▸ **DATA SECTION**
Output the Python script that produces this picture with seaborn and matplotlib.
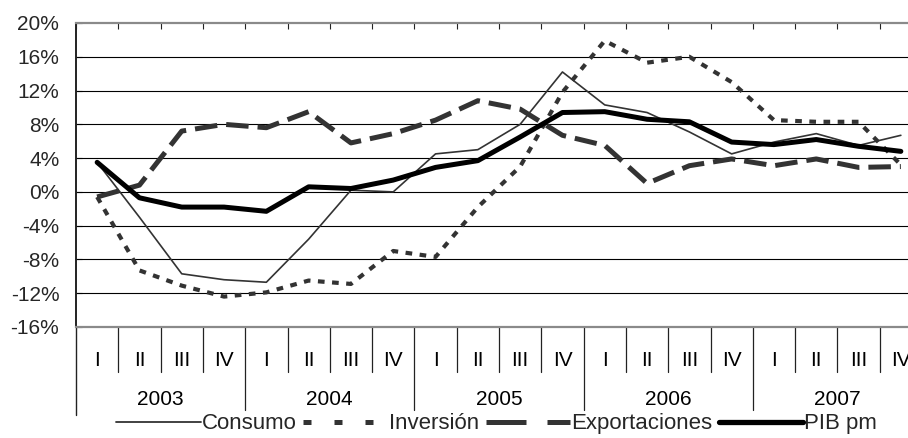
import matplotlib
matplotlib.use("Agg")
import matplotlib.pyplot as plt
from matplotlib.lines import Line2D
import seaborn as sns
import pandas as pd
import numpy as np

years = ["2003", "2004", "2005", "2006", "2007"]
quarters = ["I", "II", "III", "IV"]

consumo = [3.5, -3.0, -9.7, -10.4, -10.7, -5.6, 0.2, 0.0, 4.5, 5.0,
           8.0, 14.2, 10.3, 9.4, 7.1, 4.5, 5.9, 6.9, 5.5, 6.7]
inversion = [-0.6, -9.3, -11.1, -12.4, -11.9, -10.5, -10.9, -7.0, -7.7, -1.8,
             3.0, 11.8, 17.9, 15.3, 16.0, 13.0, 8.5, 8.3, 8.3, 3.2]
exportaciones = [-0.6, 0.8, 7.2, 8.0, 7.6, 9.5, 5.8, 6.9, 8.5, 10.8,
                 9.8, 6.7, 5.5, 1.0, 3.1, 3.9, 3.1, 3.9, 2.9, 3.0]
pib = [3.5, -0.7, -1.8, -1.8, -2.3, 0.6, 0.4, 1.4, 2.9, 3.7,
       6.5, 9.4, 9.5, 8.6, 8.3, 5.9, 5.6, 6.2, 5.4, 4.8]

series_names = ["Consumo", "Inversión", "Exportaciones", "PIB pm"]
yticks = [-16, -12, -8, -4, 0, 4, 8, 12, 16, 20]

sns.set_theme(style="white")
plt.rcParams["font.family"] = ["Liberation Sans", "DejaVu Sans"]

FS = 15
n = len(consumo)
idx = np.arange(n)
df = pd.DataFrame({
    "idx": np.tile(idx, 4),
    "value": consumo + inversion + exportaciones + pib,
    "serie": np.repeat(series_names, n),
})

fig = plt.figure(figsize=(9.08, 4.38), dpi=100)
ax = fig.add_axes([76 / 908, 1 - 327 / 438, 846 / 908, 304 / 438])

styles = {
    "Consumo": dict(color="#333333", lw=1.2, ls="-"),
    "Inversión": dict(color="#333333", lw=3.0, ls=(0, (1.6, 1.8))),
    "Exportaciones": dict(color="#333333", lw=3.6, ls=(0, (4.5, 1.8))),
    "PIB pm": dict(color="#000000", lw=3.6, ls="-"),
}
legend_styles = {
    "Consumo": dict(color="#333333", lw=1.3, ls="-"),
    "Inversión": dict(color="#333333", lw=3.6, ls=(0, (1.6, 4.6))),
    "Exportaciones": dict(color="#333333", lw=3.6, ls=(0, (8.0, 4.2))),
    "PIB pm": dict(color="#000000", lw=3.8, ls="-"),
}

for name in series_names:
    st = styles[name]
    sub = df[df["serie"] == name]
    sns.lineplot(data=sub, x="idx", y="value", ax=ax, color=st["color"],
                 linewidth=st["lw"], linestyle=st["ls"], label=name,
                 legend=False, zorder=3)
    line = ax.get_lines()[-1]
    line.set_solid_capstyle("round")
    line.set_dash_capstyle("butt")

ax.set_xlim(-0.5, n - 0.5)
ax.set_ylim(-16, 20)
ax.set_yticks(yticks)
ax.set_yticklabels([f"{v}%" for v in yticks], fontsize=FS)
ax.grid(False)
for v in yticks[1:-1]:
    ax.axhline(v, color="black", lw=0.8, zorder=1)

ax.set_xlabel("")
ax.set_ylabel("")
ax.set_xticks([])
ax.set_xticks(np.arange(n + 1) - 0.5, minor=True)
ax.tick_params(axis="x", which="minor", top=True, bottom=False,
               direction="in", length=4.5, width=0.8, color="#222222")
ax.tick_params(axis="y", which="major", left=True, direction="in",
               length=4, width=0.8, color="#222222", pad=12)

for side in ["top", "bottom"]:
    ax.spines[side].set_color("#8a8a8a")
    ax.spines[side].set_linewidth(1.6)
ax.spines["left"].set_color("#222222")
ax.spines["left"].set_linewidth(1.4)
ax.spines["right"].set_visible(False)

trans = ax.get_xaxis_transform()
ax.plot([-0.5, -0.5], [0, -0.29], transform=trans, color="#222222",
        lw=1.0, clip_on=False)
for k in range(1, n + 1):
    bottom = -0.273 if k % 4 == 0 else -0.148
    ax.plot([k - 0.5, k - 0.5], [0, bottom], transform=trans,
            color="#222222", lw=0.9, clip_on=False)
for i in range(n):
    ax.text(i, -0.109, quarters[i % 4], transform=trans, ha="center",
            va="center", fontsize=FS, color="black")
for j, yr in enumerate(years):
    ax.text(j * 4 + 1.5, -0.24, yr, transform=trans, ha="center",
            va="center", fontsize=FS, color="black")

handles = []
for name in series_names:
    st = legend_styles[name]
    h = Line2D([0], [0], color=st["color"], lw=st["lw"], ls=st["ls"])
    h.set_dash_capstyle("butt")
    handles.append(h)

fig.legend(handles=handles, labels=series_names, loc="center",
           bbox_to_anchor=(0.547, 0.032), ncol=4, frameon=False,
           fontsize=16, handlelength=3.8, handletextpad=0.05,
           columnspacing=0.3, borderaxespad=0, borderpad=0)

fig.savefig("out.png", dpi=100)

▸ **PROBLEM TO WORK ON**
Set down all the data again exactly as above, pictures excluded.

▸ **RESPONSE TO THE EXERCISE**
Output the Python script that produces this picture with seaborn and matplotlib.
import matplotlib
matplotlib.use("Agg")
import matplotlib.pyplot as plt
from matplotlib.lines import Line2D
import seaborn as sns
import pandas as pd
import numpy as np

years = ["2003", "2004", "2005", "2006", "2007"]
quarters = ["I", "II", "III", "IV"]

consumo = [3.5, -3.0, -9.7, -10.4, -10.7, -5.6, 0.2, 0.0, 4.5, 5.0,
           8.0, 14.2, 10.3, 9.4, 7.1, 4.5, 5.9, 6.9, 5.5, 6.7]
inversion = [-0.6, -9.3, -11.1, -12.4, -11.9, -10.5, -10.9, -7.0, -7.7, -1.8,
             3.0, 11.8, 17.9, 15.3, 16.0, 13.0, 8.5, 8.3, 8.3, 3.2]
exportaciones = [-0.6, 0.8, 7.2, 8.0, 7.6, 9.5, 5.8, 6.9, 8.5, 10.8,
                 9.8, 6.7, 5.5, 1.0, 3.1, 3.9, 3.1, 3.9, 2.9, 3.0]
pib = [3.5, -0.7, -1.8, -1.8, -2.3, 0.6, 0.4, 1.4, 2.9, 3.7,
       6.5, 9.4, 9.5, 8.6, 8.3, 5.9, 5.6, 6.2, 5.4, 4.8]

series_names = ["Consumo", "Inversión", "Exportaciones", "PIB pm"]
yticks = [-16, -12, -8, -4, 0, 4, 8, 12, 16, 20]

sns.set_theme(style="white")
plt.rcParams["font.family"] = ["Liberation Sans", "DejaVu Sans"]

FS = 15
n = len(consumo)
idx = np.arange(n)
df = pd.DataFrame({
    "idx": np.tile(idx, 4),
    "value": consumo + inversion + exportaciones + pib,
    "serie": np.repeat(series_names, n),
})

fig = plt.figure(figsize=(9.08, 4.38), dpi=100)
ax = fig.add_axes([76 / 908, 1 - 327 / 438, 846 / 908, 304 / 438])

styles = {
    "Consumo": dict(color="#333333", lw=1.2, ls="-"),
    "Inversión": dict(color="#333333", lw=3.0, ls=(0, (1.6, 1.8))),
    "Exportaciones": dict(color="#333333", lw=3.6, ls=(0, (4.5, 1.8))),
    "PIB pm": dict(color="#000000", lw=3.6, ls="-"),
}
legend_styles = {
    "Consumo": dict(color="#333333", lw=1.3, ls="-"),
    "Inversión": dict(color="#333333", lw=3.6, ls=(0, (1.6, 4.6))),
    "Exportaciones": dict(color="#333333", lw=3.6, ls=(0, (8.0, 4.2))),
    "PIB pm": dict(color="#000000", lw=3.8, ls="-"),
}

for name in series_names:
    st = styles[name]
    sub = df[df["serie"] == name]
    sns.lineplot(data=sub, x="idx", y="value", ax=ax, color=st["color"],
                 linewidth=st["lw"], linestyle=st["ls"], label=name,
                 legend=False, zorder=3)
    line = ax.get_lines()[-1]
    line.set_solid_capstyle("round")
    line.set_dash_capstyle("butt")

ax.set_xlim(-0.5, n - 0.5)
ax.set_ylim(-16, 20)
ax.set_yticks(yticks)
ax.set_yticklabels([f"{v}%" for v in yticks], fontsize=FS)
ax.grid(False)
for v in yticks[1:-1]:
    ax.axhline(v, color="black", lw=0.8, zorder=1)

ax.set_xlabel("")
ax.set_ylabel("")
ax.set_xticks([])
ax.set_xticks(np.arange(n + 1) - 0.5, minor=True)
ax.tick_params(axis="x", which="minor", top=True, bottom=False,
               direction="in", length=4.5, width=0.8, color="#222222")
ax.tick_params(axis="y", which="major", left=True, direction="in",
               length=4, width=0.8, color="#222222", pad=12)

for side in ["top", "bottom"]:
    ax.spines[side].set_color("#8a8a8a")
    ax.spines[side].set_linewidth(1.6)
ax.spines["left"].set_color("#222222")
ax.spines["left"].set_linewidth(1.4)
ax.spines["right"].set_visible(False)

trans = ax.get_xaxis_transform()
ax.plot([-0.5, -0.5], [0, -0.29], transform=trans, color="#222222",
        lw=1.0, clip_on=False)
for k in range(1, n + 1):
    bottom = -0.273 if k % 4 == 0 else -0.148
    ax.plot([k - 0.5, k - 0.5], [0, bottom], transform=trans,
            color="#222222", lw=0.9, clip_on=False)
for i in range(n):
    ax.text(i, -0.109, quarters[i % 4], transform=trans, ha="center",
            va="center", fontsize=FS, color="black")
for j, yr in enumerate(years):
    ax.text(j * 4 + 1.5, -0.24, yr, transform=trans, ha="center",
            va="center", fontsize=FS, color="black")

handles = []
for name in series_names:
    st = legend_styles[name]
    h = Line2D([0], [0], color=st["color"], lw=st["lw"], ls=st["ls"])
    h.set_dash_capstyle("butt")
    handles.append(h)

fig.legend(handles=handles, labels=series_names, loc="center",
           bbox_to_anchor=(0.547, 0.032), ncol=4, frameon=False,
           fontsize=16, handlelength=3.8, handletextpad=0.05,
           columnspacing=0.3, borderaxespad=0, borderpad=0)

fig.savefig("out.png", dpi=100)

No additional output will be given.